--- Begin ---

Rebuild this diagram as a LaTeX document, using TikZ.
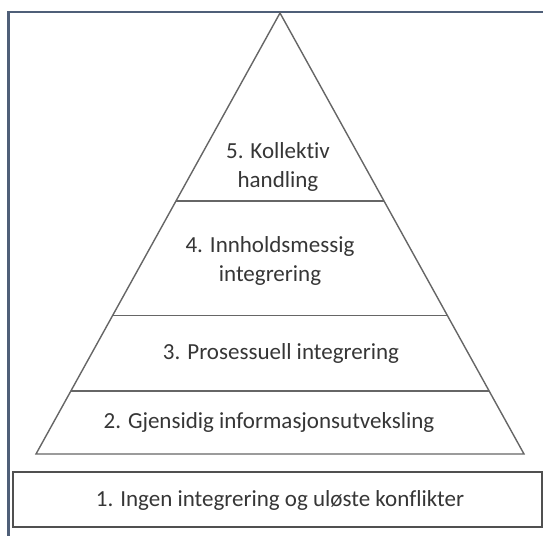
\documentclass[tikz,border=0pt]{standalone}
\usepackage{fontspec}
\setmainfont{Carlito}[Ligatures=NoCommon]
\usepackage{xcolor}
\usetikzlibrary{calc}
\definecolor{frame}{HTML}{4F5F78}
\definecolor{edge}{HTML}{666666}
\definecolor{boxline}{HTML}{505050}
\definecolor{txt}{HTML}{363636}
\tikzset{
  outline/.style={line width=2.2pt, draw=frame},
  tri/.style={line width=1.4pt, draw=edge, line join=miter},
  level/.style={line width=1.4pt, draw=edge},
  basebox/.style={line width=1.4pt, draw=boxline, inner sep=0pt},
  lbl/.style={text=txt, align=center, font=\fontsize{23}{28.5}\selectfont, inner sep=0pt}
}
\newcommand{\Cut}[2]{% name, fraction down from the apex
  \coordinate (#1l) at ($(apex)!#2!(bl)$);
  \coordinate (#1r) at ($(apex)!#2!(br)$);
  \draw[level] (#1l) -- (#1r);
}

\begin{document}
\begin{tikzpicture}[x=1pt,y=-1pt]
  \useasboundingbox (0,0) rectangle (543,535);
  \fill[white] (0,0) rectangle (543,535);
  % outer frame, only top and left edges are in view
  \draw[outline] (8.5,560) -- (8.5,12) -- (560,12);
  % pyramid
  \coordinate (apex) at (280,13);
  \coordinate (bl) at (36,454);
  \coordinate (br) at (524,454);
  \draw[tri] (bl) -- (apex) -- (br) -- cycle;
  \Cut{cutd}{0.4263}
  \Cut{cutc}{0.6864}
  \Cut{cutb}{0.8571}
  % levels
  \node[lbl] (lvlfive) at (278,167) {5. Kollektiv\\handling};
  \node[lbl] (lvlfour) at (270,261) {4. Innholdsmessig\\integrering};
  \node[lbl] (lvlthree) at (281,353) {3. Prosessuell integrering};
  \node[lbl] (lvltwo) at (269,422) {2. Gjensidig informasjonsutveksling};
  \node[basebox, minimum width=529pt, minimum height=55pt] (lvlone) at (277.5,499.5) {};
  \node[lbl] (lvlonetext) at (280,500) {1. Ingen integrering og uløste konflikter};
\end{tikzpicture}
\end{document}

--- End ---

Reproduce the full material exactly, excluding the pictures.

● **Reply**:
Rebuild this diagram as a LaTeX document, using TikZ.
\documentclass[tikz,border=0pt]{standalone}
\usepackage{fontspec}
\setmainfont{Carlito}[Ligatures=NoCommon]
\usepackage{xcolor}
\usetikzlibrary{calc}
\definecolor{frame}{HTML}{4F5F78}
\definecolor{edge}{HTML}{666666}
\definecolor{boxline}{HTML}{505050}
\definecolor{txt}{HTML}{363636}
\tikzset{
  outline/.style={line width=2.2pt, draw=frame},
  tri/.style={line width=1.4pt, draw=edge, line join=miter},
  level/.style={line width=1.4pt, draw=edge},
  basebox/.style={line width=1.4pt, draw=boxline, inner sep=0pt},
  lbl/.style={text=txt, align=center, font=\fontsize{23}{28.5}\selectfont, inner sep=0pt}
}
\newcommand{\Cut}[2]{% name, fraction down from the apex
  \coordinate (#1l) at ($(apex)!#2!(bl)$);
  \coordinate (#1r) at ($(apex)!#2!(br)$);
  \draw[level] (#1l) -- (#1r);
}

\begin{document}
\begin{tikzpicture}[x=1pt,y=-1pt]
  \useasboundingbox (0,0) rectangle (543,535);
  \fill[white] (0,0) rectangle (543,535);
  % outer frame, only top and left edges are in view
  \draw[outline] (8.5,560) -- (8.5,12) -- (560,12);
  % pyramid
  \coordinate (apex) at (280,13);
  \coordinate (bl) at (36,454);
  \coordinate (br) at (524,454);
  \draw[tri] (bl) -- (apex) -- (br) -- cycle;
  \Cut{cutd}{0.4263}
  \Cut{cutc}{0.6864}
  \Cut{cutb}{0.8571}
  % levels
  \node[lbl] (lvlfive) at (278,167) {5. Kollektiv\\handling};
  \node[lbl] (lvlfour) at (270,261) {4. Innholdsmessig\\integrering};
  \node[lbl] (lvlthree) at (281,353) {3. Prosessuell integrering};
  \node[lbl] (lvltwo) at (269,422) {2. Gjensidig informasjonsutveksling};
  \node[basebox, minimum width=529pt, minimum height=55pt] (lvlone) at (277.5,499.5) {};
  \node[lbl] (lvlonetext) at (280,500) {1. Ingen integrering og uløste konflikter};
\end{tikzpicture}
\end{document}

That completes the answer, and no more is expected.